begin Stored data
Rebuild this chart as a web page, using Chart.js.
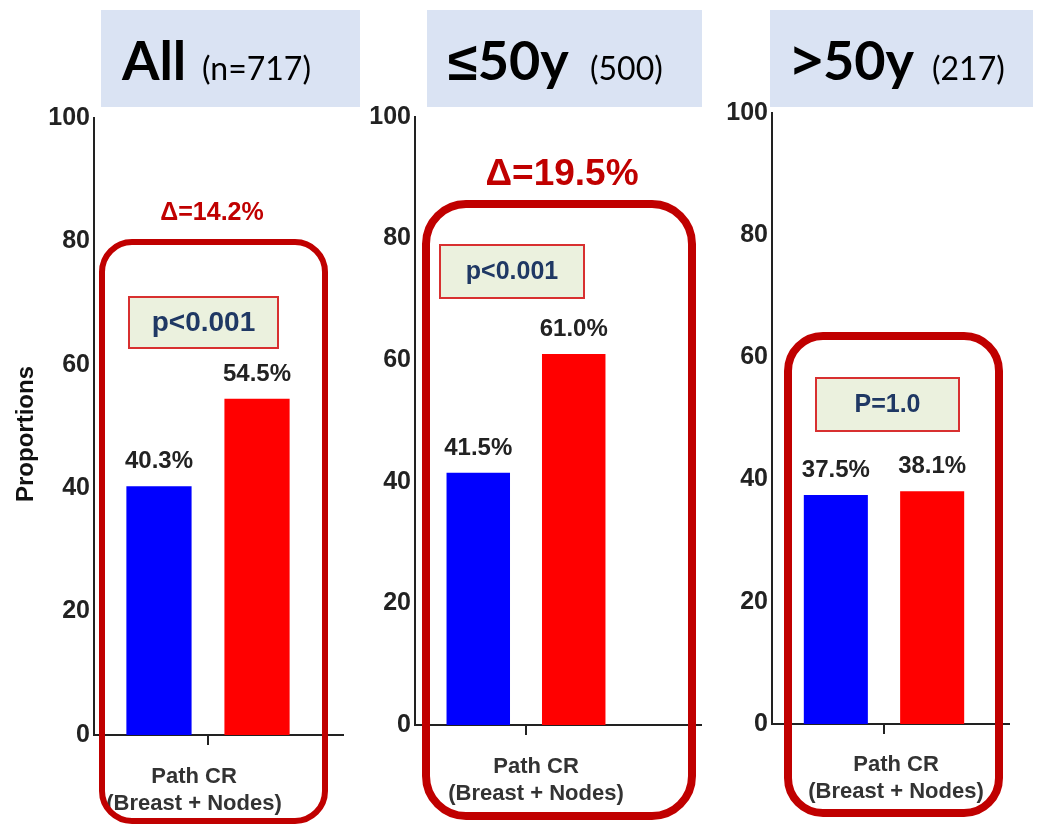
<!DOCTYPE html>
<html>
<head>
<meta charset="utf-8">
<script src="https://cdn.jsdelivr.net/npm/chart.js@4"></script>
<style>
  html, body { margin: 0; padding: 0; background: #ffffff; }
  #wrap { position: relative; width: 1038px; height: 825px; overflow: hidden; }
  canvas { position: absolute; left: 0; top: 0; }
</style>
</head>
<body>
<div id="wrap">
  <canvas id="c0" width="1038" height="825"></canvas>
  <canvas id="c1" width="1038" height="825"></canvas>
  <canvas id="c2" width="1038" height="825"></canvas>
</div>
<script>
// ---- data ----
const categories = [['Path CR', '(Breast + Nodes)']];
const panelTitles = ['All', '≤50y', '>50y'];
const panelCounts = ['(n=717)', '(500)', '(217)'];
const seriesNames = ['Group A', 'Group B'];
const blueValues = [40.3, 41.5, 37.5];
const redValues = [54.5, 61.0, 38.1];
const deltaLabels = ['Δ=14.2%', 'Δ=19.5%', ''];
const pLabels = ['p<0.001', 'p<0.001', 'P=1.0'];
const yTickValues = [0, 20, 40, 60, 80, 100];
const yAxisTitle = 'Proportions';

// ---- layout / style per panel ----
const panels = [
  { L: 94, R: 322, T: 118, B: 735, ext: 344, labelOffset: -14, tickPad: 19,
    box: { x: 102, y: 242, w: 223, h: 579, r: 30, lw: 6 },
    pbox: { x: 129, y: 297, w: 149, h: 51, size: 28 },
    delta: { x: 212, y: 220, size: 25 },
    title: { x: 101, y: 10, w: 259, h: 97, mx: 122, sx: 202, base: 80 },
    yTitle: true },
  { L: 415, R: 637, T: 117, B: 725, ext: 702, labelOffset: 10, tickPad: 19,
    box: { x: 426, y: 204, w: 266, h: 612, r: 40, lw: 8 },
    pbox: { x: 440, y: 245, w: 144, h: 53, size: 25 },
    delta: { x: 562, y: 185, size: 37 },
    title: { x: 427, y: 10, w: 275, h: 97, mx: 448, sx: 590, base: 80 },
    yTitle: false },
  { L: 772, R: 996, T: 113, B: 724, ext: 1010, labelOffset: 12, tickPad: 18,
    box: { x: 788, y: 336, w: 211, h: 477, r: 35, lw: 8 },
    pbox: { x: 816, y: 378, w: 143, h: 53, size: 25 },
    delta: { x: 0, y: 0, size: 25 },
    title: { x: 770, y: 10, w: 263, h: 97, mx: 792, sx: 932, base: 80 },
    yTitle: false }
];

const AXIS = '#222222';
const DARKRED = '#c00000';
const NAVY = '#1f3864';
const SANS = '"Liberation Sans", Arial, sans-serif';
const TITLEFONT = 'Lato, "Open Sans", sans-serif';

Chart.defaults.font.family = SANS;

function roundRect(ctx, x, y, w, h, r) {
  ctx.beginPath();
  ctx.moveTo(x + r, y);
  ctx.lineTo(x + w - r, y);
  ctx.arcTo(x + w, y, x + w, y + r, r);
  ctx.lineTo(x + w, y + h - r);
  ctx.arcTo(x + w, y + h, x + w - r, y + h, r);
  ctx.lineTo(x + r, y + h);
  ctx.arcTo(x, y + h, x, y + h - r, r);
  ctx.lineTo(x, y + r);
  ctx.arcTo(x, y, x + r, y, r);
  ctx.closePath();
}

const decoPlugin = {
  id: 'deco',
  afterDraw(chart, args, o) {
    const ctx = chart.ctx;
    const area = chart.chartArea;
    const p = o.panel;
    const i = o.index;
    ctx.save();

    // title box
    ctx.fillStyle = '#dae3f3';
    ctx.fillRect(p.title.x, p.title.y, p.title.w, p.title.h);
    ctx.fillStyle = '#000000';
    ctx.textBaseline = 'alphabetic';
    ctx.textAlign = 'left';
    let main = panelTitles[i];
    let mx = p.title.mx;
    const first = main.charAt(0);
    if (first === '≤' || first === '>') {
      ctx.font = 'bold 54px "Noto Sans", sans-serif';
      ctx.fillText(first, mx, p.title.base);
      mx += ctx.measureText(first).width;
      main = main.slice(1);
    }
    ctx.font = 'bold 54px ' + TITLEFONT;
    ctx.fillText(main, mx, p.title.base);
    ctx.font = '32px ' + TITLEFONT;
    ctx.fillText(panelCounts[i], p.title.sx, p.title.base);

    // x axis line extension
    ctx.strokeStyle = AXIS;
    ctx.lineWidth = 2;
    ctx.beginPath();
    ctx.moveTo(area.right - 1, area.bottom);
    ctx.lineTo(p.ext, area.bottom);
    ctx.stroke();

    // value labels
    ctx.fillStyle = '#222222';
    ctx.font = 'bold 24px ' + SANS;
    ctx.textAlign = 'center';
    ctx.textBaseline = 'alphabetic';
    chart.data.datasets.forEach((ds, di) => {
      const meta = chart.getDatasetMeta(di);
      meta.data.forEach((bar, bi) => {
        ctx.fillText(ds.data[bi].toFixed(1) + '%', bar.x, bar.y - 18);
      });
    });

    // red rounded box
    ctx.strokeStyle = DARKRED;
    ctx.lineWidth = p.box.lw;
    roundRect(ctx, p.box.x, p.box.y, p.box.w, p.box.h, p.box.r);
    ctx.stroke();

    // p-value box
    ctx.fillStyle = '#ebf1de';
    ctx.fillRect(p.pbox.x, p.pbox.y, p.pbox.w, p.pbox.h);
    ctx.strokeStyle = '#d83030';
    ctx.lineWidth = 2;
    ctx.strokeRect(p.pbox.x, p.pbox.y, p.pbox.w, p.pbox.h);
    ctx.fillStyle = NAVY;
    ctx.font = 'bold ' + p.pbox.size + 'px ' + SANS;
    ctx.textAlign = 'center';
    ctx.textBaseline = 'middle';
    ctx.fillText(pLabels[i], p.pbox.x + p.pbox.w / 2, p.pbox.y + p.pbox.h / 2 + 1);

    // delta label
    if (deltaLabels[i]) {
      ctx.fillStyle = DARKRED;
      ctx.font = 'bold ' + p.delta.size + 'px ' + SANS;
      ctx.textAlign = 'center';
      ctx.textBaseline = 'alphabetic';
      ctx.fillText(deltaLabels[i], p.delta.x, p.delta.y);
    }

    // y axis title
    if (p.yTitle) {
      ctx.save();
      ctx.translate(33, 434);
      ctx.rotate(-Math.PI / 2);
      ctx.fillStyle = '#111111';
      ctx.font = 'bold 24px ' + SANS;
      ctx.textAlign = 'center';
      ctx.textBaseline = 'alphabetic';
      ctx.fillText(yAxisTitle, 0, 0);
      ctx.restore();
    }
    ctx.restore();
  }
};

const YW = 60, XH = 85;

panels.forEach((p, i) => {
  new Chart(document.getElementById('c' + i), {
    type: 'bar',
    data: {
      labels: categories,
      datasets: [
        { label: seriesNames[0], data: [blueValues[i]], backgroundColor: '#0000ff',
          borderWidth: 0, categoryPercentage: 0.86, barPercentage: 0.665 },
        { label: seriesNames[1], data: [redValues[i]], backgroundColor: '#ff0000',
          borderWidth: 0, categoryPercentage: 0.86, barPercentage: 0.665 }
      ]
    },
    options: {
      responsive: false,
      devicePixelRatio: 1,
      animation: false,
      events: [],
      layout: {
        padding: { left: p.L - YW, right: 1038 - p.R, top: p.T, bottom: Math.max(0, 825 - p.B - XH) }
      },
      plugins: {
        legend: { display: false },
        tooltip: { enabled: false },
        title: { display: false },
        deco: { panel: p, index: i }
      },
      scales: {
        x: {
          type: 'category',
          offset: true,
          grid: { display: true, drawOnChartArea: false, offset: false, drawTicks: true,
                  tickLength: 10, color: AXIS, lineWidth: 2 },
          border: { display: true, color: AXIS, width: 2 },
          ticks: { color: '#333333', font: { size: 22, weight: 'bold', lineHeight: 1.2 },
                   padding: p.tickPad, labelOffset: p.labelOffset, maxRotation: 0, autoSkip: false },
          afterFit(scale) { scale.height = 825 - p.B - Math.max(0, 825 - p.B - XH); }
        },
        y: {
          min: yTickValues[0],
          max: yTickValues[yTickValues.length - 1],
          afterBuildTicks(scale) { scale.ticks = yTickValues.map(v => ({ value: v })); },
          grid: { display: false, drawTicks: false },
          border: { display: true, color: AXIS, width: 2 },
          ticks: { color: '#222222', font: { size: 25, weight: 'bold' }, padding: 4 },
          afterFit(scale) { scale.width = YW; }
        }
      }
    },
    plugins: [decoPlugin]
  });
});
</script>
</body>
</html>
end Stored data
> _What you need to do_:
Pictures stay out. Repeat only the lines from the beginning of the data through the line that has "const yAxisTitle = 'Proportions';".

> _Complete output_:
Rebuild this chart as a web page, using Chart.js.
<!DOCTYPE html>
<html>
<head>
<meta charset="utf-8">
<script src="https://cdn.jsdelivr.net/npm/chart.js@4"></script>
<style>
  html, body { margin: 0; padding: 0; background: #ffffff; }
  #wrap { position: relative; width: 1038px; height: 825px; overflow: hidden; }
  canvas { position: absolute; left: 0; top: 0; }
</style>
</head>
<body>
<div id="wrap">
  <canvas id="c0" width="1038" height="825"></canvas>
  <canvas id="c1" width="1038" height="825"></canvas>
  <canvas id="c2" width="1038" height="825"></canvas>
</div>
<script>
// ---- data ----
const categories = [['Path CR', '(Breast + Nodes)']];
const panelTitles = ['All', '≤50y', '>50y'];
const panelCounts = ['(n=717)', '(500)', '(217)'];
const seriesNames = ['Group A', 'Group B'];
const blueValues = [40.3, 41.5, 37.5];
const redValues = [54.5, 61.0, 38.1];
const deltaLabels = ['Δ=14.2%', 'Δ=19.5%', ''];
const pLabels = ['p<0.001', 'p<0.001', 'P=1.0'];
const yTickValues = [0, 20, 40, 60, 80, 100];
const yAxisTitle = 'Proportions';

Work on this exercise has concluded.